植物学者の先生と一緒に調査をしていたときは、薬草や毒草のお話をきいたり。
街や幹線道路沿いに生えている外来種や雑草などから植生の変化を読み解くとかね。

草原や森林に生えている野草や樹木の共存関係とかライバル関係とか。
植物のサバイバル術とかDNAのこととか。

歩きながらの情報収集って、屋内で座って、ネットや本や授業の講義から得る情報と違って、身体と心と記憶に残るんです。

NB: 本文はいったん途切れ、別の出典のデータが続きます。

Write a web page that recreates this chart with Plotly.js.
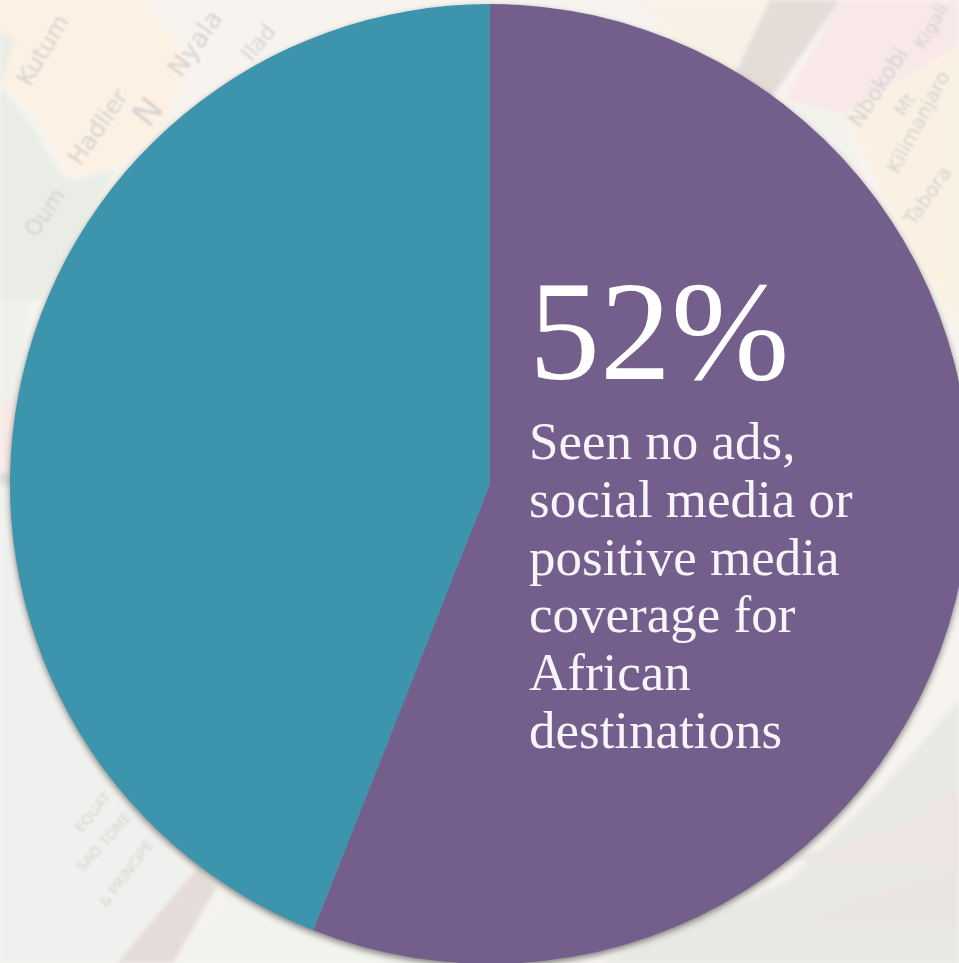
<!DOCTYPE html>
<html>
<head>
<meta charset="utf-8">
<script src="https://cdn.plot.ly/plotly-3.0.1.min.js"></script>
<style>
html,body{margin:0;padding:0;width:959px;height:963px;overflow:hidden;background:#f6f3ee}
#chart{width:1000px;height:1000px}
#chart .pielayer{filter:drop-shadow(0 3px 3px rgba(70,70,70,.65))}
</style>
</head>
<body>
<div id="chart"></div>
<script>
var sliceLabels = ["Seen no ads, social media or positive media coverage for African destinations", "Other respondents"];
var sliceValues = [56, 44];
var sliceColors = ["#745e8c", "#3c95ad"];
var headline = "52%";
var captionLines = ["Seen no ads,", "social media or", "positive media", "coverage for", "African", "destinations"];
var mapNames = ["Kutum", "Hadlier", "Nyala", "N", "Oum", "Ilad", "Kigali", "Nbokobi", "Mt", "Kilimanjaro", "Tabora", "EQUAT", "SAO TOME", "& PRINCIPE"];

/* Layout below: where the faint map backdrop sits in page pixels. */
var W = 1000, H = 1000;
function px(x){return x/W;}
function py(y){return 1-y/H;}
function poly(pts, fill){
  return {type:"path", xref:"paper", yref:"paper", layer:"below", line:{width:0}, fillcolor:fill,
    path:"M"+pts.map(function(p){return px(p[0])+","+py(p[1]);}).join(" L")+" Z"};
}
var shapes = [
  poly([[90,0],[140,0],[190,60],[160,130],[110,170],[70,175],[40,120],[0,80],[0,0]], "#fcf1e3"),
  poly([[0,30],[15,40],[0,85],[35,130],[60,175],[75,180],[115,170],[80,230],[40,300],[0,300]], "#e9ede6"),
  poly([[0,300],[30,300],[18,400],[0,400]], "#eff1eb"),
  poly([[0,400],[18,400],[13,473],[0,473]], "#f8e9e8"),
  poly([[0,473],[13,473],[13,485],[0,485]], "#dcdcda"),
  poly([[0,485],[14,485],[60,700],[210,900],[117,963],[0,963]], "#f0f1ee"),
  poly([[170,963],[230,890],[420,963]], "#f2f2ef"),
  poly([[197,868],[217,887],[173,963],[117,963]], "#e5dcda"),
  poly([[640,0],[770,0],[735,100],[690,60]], "#f7f1e6"),
  poly([[770,0],[840,0],[770,100],[735,75]], "#e5dcd8"),
  poly([[840,0],[959,0],[959,45],[845,115],[785,100]], "#f8e9e8"),
  poly([[845,115],[959,45],[959,330],[900,230]], "#fbf1e3"),
  poly([[785,100],[845,115],[855,175],[820,145]], "#f3f3ec"),
  poly([[600,963],[790,880],[880,790],[959,700],[959,963]], "#e8e9e5"),
  poly([[785,860],[820,860],[959,870],[959,790],[890,830]], "#ece5e1"),
  poly([[810,925],[850,900],[959,870],[959,925]], "#ebe5e1")
];
var mapPlacement = [
  [43,50,-59,24],[98,127,-55,24],[195,43,-55,26],[147,112,-50,34],[45,213,-55,22],[258,42,-50,22],
  [930,26,-60,18],[878,88,-57,22],[905,105,-57,18],[918,122,-62,20],[927,196,-55,20],
  [93,812,-50,14],[104,842,-48,14],[126,874,-53,14]
];
var annotations = mapNames.map(function(name, i){
  var m = mapPlacement[i];
  return {text:name, xref:"paper", yref:"paper", x:px(m[0]), y:py(m[1]), xanchor:"center", yanchor:"middle",
    showarrow:false, textangle:m[2], font:{family:"DejaVu Sans", size:m[3], color:"#d6d3d1"}};
});
annotations.push({text:headline, xref:"paper", yref:"paper", x:px(527), y:py(331), xanchor:"left", yanchor:"middle",
  showarrow:false, font:{family:"Liberation Serif, serif", size:142, color:"#ffffff"}});
captionLines.forEach(function(line, i){
  annotations.push({text:line, xref:"paper", yref:"paper", x:px(527), y:py(441+i*57.8), xanchor:"left", yanchor:"middle",
    showarrow:false, font:{family:"Liberation Serif, serif", size:53, color:"#f7f5f9"}});
});
Plotly.newPlot("chart", [{
  type:"pie", labels:sliceLabels, values:sliceValues, sort:false, direction:"clockwise", rotation:0,
  marker:{colors:sliceColors, line:{width:0}}, textinfo:"none", hoverinfo:"none",
  domain:{x:[px(10),px(970)], y:[py(964),py(4)]}
}], {
  width:W, height:H, margin:{l:0,r:0,t:0,b:0}, showlegend:false,
  paper_bgcolor:"#f7f4ef", plot_bgcolor:"#f7f4ef", shapes:shapes, annotations:annotations
}, {displayModeBar:false, staticPlot:true}).then(function(gd){
  var notes = gd.querySelectorAll(".annotation");
  for (var i = 0; i < mapNames.length && i < notes.length; i++) { notes[i].style.filter = "blur(0.9px)"; }
  var sh = gd.querySelector(".shapelayer");
  if (sh) { sh.style.filter = "blur(2px)"; }
});
</script>
</body>
</html>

ぼーっと頭を空っぽにしたいとき、クヨクヨとトコトン悩みを突き詰めたいとき。
家の中にいるより、歩きながらってほうが、どっちにしても前向きになれます。
人間って後ろ向きに歩くよりは、前向きに歩いたほうが楽チンですよね。
うつむいているより、キョロキョロしてる方が、気が晴れます。
空を見上げたり、風を感じたり、人間が本来もっている五感を活性化させると、人間ならではの悩み(つまりは人間関係とか仕事とか)は、わりと自分から引き剥がして、客観的にとらえることができるようになります。

そして、客観的にとらえた自分の悩みって、意外と
「くだらないことで悩んでるんだなぁ」って、ふーっと笑い飛ばせるもんです。

エコツアーは基本は地元の人たちとの交流だと思うのですが、地元の人って、別に人間だけじゃなくてもいい。
そして、観察するっていうのも大事な要素。

でも、その時に自分の目だけじゃなく、その土地の人の目や耳、感覚などとミックスできるとエコツアーっぽくなります。

子供と一緒に自然や街の音に耳を傾けてみるとか。

毎日の当たり前の生活をマンネリじゃない、ブランニューデイにできる。

お散歩術であります。

犬と一緒にいるとね、不思議と悪意のある人は寄ってこないし、邪気のない、好奇心とか感性が自分に似ている人がすーっとよってくるんです。

1人で歩いているときは、私、わりとダラダラ、ちんたらしてしまうのですが、犬にひきずられていると、わりとスタスタ、いいペースで歩数も時間も稼げるから、いい運動になります。

お散歩しよう!って意識するだけでも、自分の身体の感覚、目覚めますよ。

旅の第一歩はお散歩、そんなことを感じています。